Work to be completed
Only the lines from the one containing "Output the component" through the one containing "Chart.register(...registerables);" should be duplicated, exactly as they appear. Pictures are to be left out.

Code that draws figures
▼
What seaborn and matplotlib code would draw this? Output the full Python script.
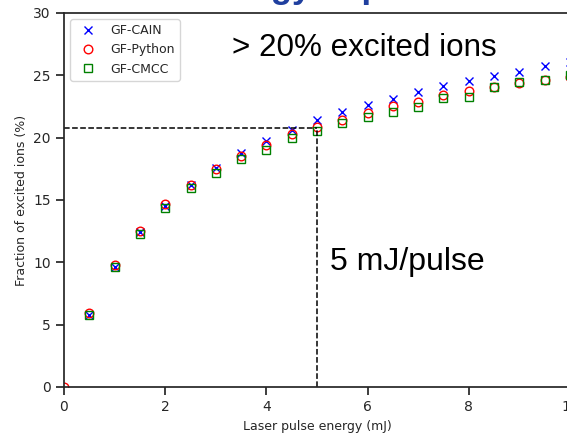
import numpy as np
import pandas as pd
import matplotlib
matplotlib.use("Agg")
import matplotlib.pyplot as plt
import seaborn as sns

# ---- data ----
energy = [0.5, 1.0, 1.5, 2.0, 2.5, 3.0, 3.5, 4.0, 4.5, 5.0,
          5.5, 6.0, 6.5, 7.0, 7.5, 8.0, 8.5, 9.0, 9.5, 10.0]
cain = [5.8, 9.65, 12.4, 14.5, 16.2, 17.6, 18.8, 19.75, 20.65, 21.4,
        22.05, 22.6, 23.1, 23.65, 24.15, 24.55, 24.95, 25.25, 25.75, 26.05]
python_energy = [0.0] + energy
python_vals = [0.0, 5.95, 9.8, 12.55, 14.65, 16.2, 17.5, 18.5, 19.45, 20.3, 20.85,
               21.4, 21.95, 22.5, 22.85, 23.4, 23.75, 24.1, 24.35, 24.6, 24.9]
cmcc = [5.8, 9.6, 12.3, 14.35, 15.95, 17.2, 18.25, 19.05, 19.95, 20.55,
        21.15, 21.65, 22.05, 22.45, 23.2, 23.3, 24.1, 24.5, 24.6, 25.0]

threshold_energy = 5.0
threshold_fraction = 20.77

xticks = [0, 2, 4, 6, 8, 10]
yticks = [0, 5, 10, 15, 20, 25, 30]

sns.set_theme(style="ticks")
plt.rcParams.update({
    "font.family": ["DejaVu Sans"],
    "font.size": 10,
    "xtick.labelsize": 10,
    "ytick.labelsize": 10,
    "axes.labelsize": 9,
    "legend.fontsize": 9,
})

W, H = 567, 433
fig = plt.figure(figsize=(W / 100, H / 100), dpi=100)
ax = fig.add_axes([64 / W, 46 / H, 506 / W, 374 / H])

df_cain = pd.DataFrame({"x": energy, "y": cain})
df_py = pd.DataFrame({"x": python_energy, "y": python_vals})
df_cmcc = pd.DataFrame({"x": energy, "y": cmcc})

ms = 6.2
sns.lineplot(data=df_cain, x="x", y="y", ax=ax, linestyle="none", marker="x",
             markersize=ms, markeredgecolor="#0000ff", markeredgewidth=1.0,
             color="#0000ff", label="GF-CAIN")
sns.lineplot(data=df_py, x="x", y="y", ax=ax, linestyle="none", marker="o",
             markersize=ms, markerfacecolor="none", markeredgecolor="#ff0000",
             markeredgewidth=1.0, color="#ff0000", label="GF-Python")
sns.lineplot(data=df_cmcc, x="x", y="y", ax=ax, linestyle="none", marker="s",
             markersize=ms, markerfacecolor="none", markeredgecolor="#008000",
             markeredgewidth=1.0, color="#008000", label="GF-CMCC")

ax.hlines(threshold_fraction, 0, threshold_energy, colors="black",
          linestyles="--", linewidth=1.1)
ax.vlines(threshold_energy, 0, threshold_fraction, colors="black",
          linestyles="--", linewidth=1.1)

ax.set_xlim(0, 10)
ax.set_ylim(0, 30)
ax.set_xticks(xticks)
ax.set_yticks(yticks)
ax.set_xlabel("Laser pulse energy (mJ)")
ax.set_ylabel("Fraction of excited ions (%)")

leg = ax.legend(loc="upper left", frameon=True)

fig.text(232 / W, 1 - 56 / H, "> 20% excited ions",
         family="Liberation Sans", fontsize=22.6, color="black",
         ha="left", va="baseline")
fig.text(330 / W, 1 - 270 / H, "5 mJ/pulse",
         family="Liberation Sans", fontsize=23, color="black",
         ha="left", va="baseline")

fig.text(0.545, 1.0 + 2 / H, "Laser energy dependence", ha="center",
         va="baseline", family="Liberation Sans", fontsize=25,
         fontweight="bold", color="#1f3f9f")

fig.savefig("out.png", dpi=100)
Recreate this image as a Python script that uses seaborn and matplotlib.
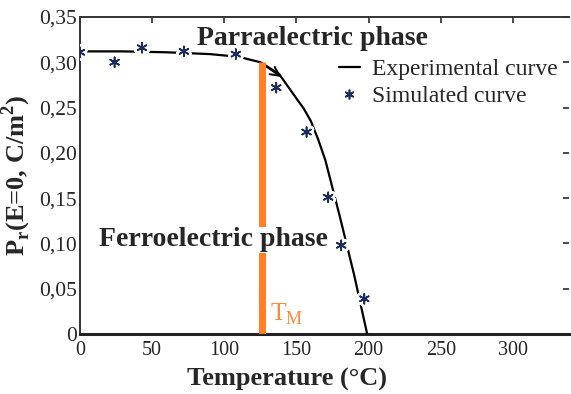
"""
Remanent polarization vs temperature: experimental and simulated curves.
"""

import matplotlib
matplotlib.use("Agg")
import matplotlib.pyplot as plt
import matplotlib.patheffects as pe
from matplotlib.lines import Line2D
import seaborn as sns
import pandas as pd

# experimental curve
exp_temp = [0, 30, 60, 90, 110, 125, 138, 150, 155, 160, 165, 170, 180, 190, 199]
exp_pol = [0.312, 0.312, 0.311, 0.309, 0.306, 0.300, 0.287, 0.260, 0.249, 0.235, 0.215,
           0.192, 0.130, 0.065, 0.0]

# simulated points
sim_temp = [0, 24, 43, 72, 108, 136, 157, 172, 181, 197]
sim_pol = [0.311, 0.300, 0.316, 0.312, 0.309, 0.272, 0.223, 0.151, 0.098, 0.039]

# transition temperature marker
tm_temp = 126
tm_top = 0.300

x_ticks = [0, 50, 100, 150, 200, 250, 300]
y_ticks = [0, 0.05, 0.10, 0.15, 0.20, 0.25, 0.30, 0.35]
y_tick_labels = ["0", "0,05", "0,10", "0,15", "0,20", "0,25", "0,30", "0,35"]

ORANGE = "#FF7F27"
STAR = "#1c2c5c"

sns.set_theme(style="white")
plt.rcParams["font.family"] = ["Liberation Serif", "DejaVu Serif"]
plt.rcParams["mathtext.fontset"] = "custom"
plt.rcParams["mathtext.rm"] = "Liberation Serif"
plt.rcParams["mathtext.bf"] = "Liberation Serif:bold"

exp_df = pd.DataFrame({"T": exp_temp, "P": exp_pol})
sim_df = pd.DataFrame({"T": sim_temp, "P": sim_pol})

fig = plt.figure(figsize=(5.71, 3.94), dpi=100)
ax = fig.add_axes([0.140, 0.152, 0.857, 0.805])

sns.lineplot(data=exp_df, x="T", y="P", ax=ax, color="black", linewidth=1.6,
             sort=False, estimator=None, zorder=3)
ax.annotate("", xy=(exp_temp[6] + 3, exp_pol[6] - 0.005), xytext=(exp_temp[5], exp_pol[5]),
            arrowprops=dict(arrowstyle="->", color="black", lw=1.4, mutation_scale=16),
            zorder=3)

ax.plot([tm_temp, tm_temp], [0, tm_top], color=ORANGE, linewidth=5, zorder=4,
        solid_capstyle="butt")

pts = sns.scatterplot(data=sim_df, x="T", y="P", ax=ax, marker=(6, 2, 0), s=50,
                      color=STAR, linewidth=1.2, zorder=5)
pts.collections[-1].set_path_effects([pe.withStroke(linewidth=5, foreground="white")])
pts.collections[-1].set_edgecolor(STAR)

ax.set_xlim(0, 339)
ax.set_ylim(0, 0.35)
ax.set_xticks(x_ticks)
ax.set_xticklabels([str(t) for t in x_ticks], fontsize=14.5)
ax.set_yticks(y_ticks)
ax.set_yticklabels(y_tick_labels, fontsize=15.5)
ax.tick_params(direction="in", length=4, top=True, right=True, color="#333333")
ax.tick_params(axis="y", pad=2)
ax.tick_params(axis="x", pad=5)

for side in ["left", "top"]:
    ax.spines[side].set_linewidth(1.4)
    ax.spines[side].set_color("#333333")
ax.spines["bottom"].set_linewidth(2.2)
ax.spines["bottom"].set_color("#222222")
ax.spines["right"].set_visible(False)

ax.set_xlabel("Temperature (\u00b0C)", fontsize=19, fontweight="bold")
ax.xaxis.set_label_coords(0.423, -0.105)
ax.set_ylabel(r"P$_{\mathbf{r}}$(E=0, C/m$^{\mathbf{2}}$)", fontsize=19, fontweight="bold")
ax.yaxis.set_label_coords(-0.096, 0.5)

ax.text(81, 0.326, "Parraelectric phase", fontsize=20, fontweight="bold", ha="left",
        va="center")
ax.text(13, 0.104, "Ferroelectric phase", fontsize=20, fontweight="bold", ha="left",
        va="center", zorder=6,
        bbox=dict(facecolor="white", edgecolor="none", pad=0.5))
ax.text(132, 0.022, r"T$_{\mathrm{M}}$", fontsize=18.5, color="#FF8A3D", ha="left",
        va="center")

handles = [Line2D([0], [0], color="black", linewidth=1.6),
           Line2D([0], [0], color=STAR, marker=(6, 2, 0), linestyle="none",
                  markersize=7, markeredgewidth=1.2)]
ax.legend(handles, ["Experimental curve", "Simulated curve"], loc="upper right",
          bbox_to_anchor=(1.0, 0.905), frameon=False, fontsize=17, handlelength=0.9,
          handletextpad=0.5, labelspacing=0.22, borderaxespad=0.1)

fig.savefig("out.png", dpi=100)
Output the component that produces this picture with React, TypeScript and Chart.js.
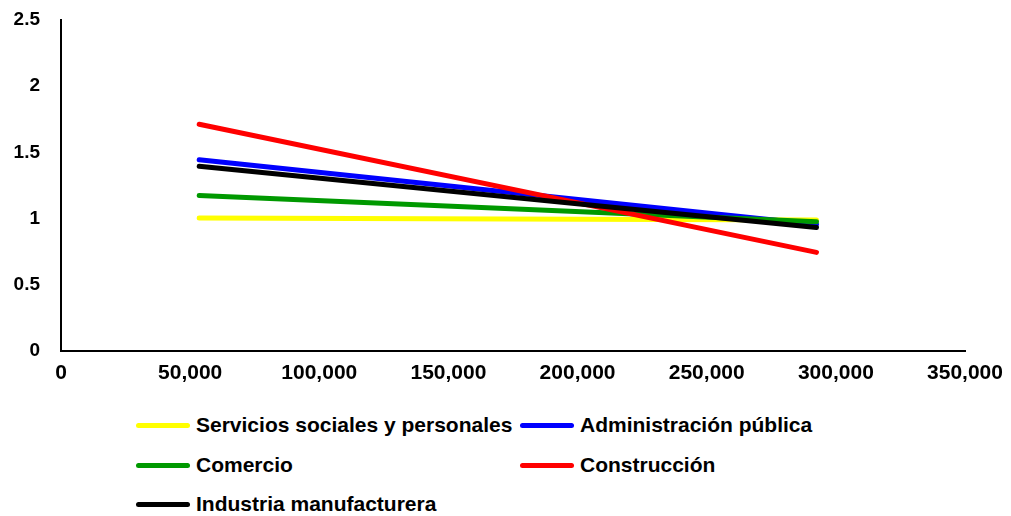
import React, { useEffect, useRef } from "react";
import { Chart, registerables } from "chart.js";

Chart.register(...registerables);

const seriesNames = [
  "Servicios sociales y personales",
  "Administración pública",
  "Comercio",
  "Construcción",
  "Industria manufacturera",
];
const seriesColors = ["#ffff00", "#0000ff", "#009900", "#ff0000", "#000000"];
const xValues = [53500, 292500];
const serviciosValues = [1.004, 0.99];
const administracionValues = [1.444, 0.955];
const comercioValues = [1.175, 0.976];
const construccionValues = [1.713, 0.745];
const industriaValues = [1.396, 0.933];
const allValues = [serviciosValues, administracionValues, comercioValues, construccionValues, industriaValues];

const FONT = "'Liberation Sans', Arial, sans-serif";

export default function App() {
  const ref = useRef<HTMLCanvasElement>(null);
  useEffect(() => {
    document.body.style.margin = "0";
    const ctx = ref.current!;
    const chart = new Chart(ctx, {
      type: "scatter",
      data: {
        datasets: allValues.map((vals, i) => ({
          label: seriesNames[i],
          data: vals.map((v, j) => ({ x: xValues[j], y: v })),
          showLine: true,
          borderColor: seriesColors[i],
          backgroundColor: seriesColors[i],
          borderWidth: 5,
          borderCapStyle: "round" as const,
          pointRadius: 0,
          order: 5 - i,
        })),
      },
      options: {
        animation: false,
        responsive: false,
        maintainAspectRatio: false,
        layout: { padding: { top: 20, right: 46, left: 0, bottom: 0 }, autoPadding: false },
        plugins: { legend: { display: false }, tooltip: { enabled: false } },
        scales: {
          x: {
            type: "linear",
            min: 0,
            max: 350000,
            ticks: {
              stepSize: 50000,
              color: "#000",
              font: { family: FONT, weight: "bold", size: 21 },
              padding: 10,
              maxRotation: 0,
              callback: (v: any) => Number(v).toLocaleString("en-US"),
            },
            grid: { display: false, drawTicks: false },
            border: { display: true, color: "#000", width: 2 },
            afterFit: (s: any) => { s.height = 44; s.paddingLeft = 0; s.paddingRight = 0; },
          },
          y: {
            min: 0,
            max: 2.5,
            ticks: {
              stepSize: 0.5,
              color: "#000",
              font: { family: FONT, weight: "bold", size: 19 },
              padding: 21,
              callback: (v: any) => String(Number(v)),
            },
            grid: { display: false, drawTicks: false },
            border: { display: true, color: "#000", width: 2 },
            afterFit: (s: any) => { s.width = 61; s.paddingTop = 0; s.paddingBottom = 0; },
          },
        },
      },
    });
    return () => chart.destroy();
  }, []);

  const legendPos = [
    { x: 136, y: 425 },
    { x: 520, y: 425 },
    { x: 136, y: 465 },
    { x: 520, y: 465 },
    { x: 136, y: 504 },
  ];

  return (
    <div style={{ position: "absolute", left: 0, top: 0, width: 1011, height: 516, background: "#fff" }}>
      <canvas ref={ref} width={1011} height={395} style={{ position: "absolute", left: 0, top: 0 }} />
      {seriesNames.map((name, i) => (
        <div
          key={name}
          style={{
            position: "absolute",
            left: legendPos[i].x,
            top: legendPos[i].y - 12,
            height: 24,
            display: "flex",
            alignItems: "center",
            whiteSpace: "nowrap",
            fontFamily: FONT,
            fontWeight: "bold",
            fontSize: 21,
            color: "#000",
          }}
        >
          <span style={{ display: "inline-block", width: 54, height: 5, borderRadius: 3, background: seriesColors[i], marginRight: 6 }} />
          <span>{name}</span>
        </div>
      ))}
    </div>
  );
}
▲
Solution below
Output the component that produces this picture with React, TypeScript and Chart.js.
import React, { useEffect, useRef } from "react";
import { Chart, registerables } from "chart.js";

Chart.register(...registerables);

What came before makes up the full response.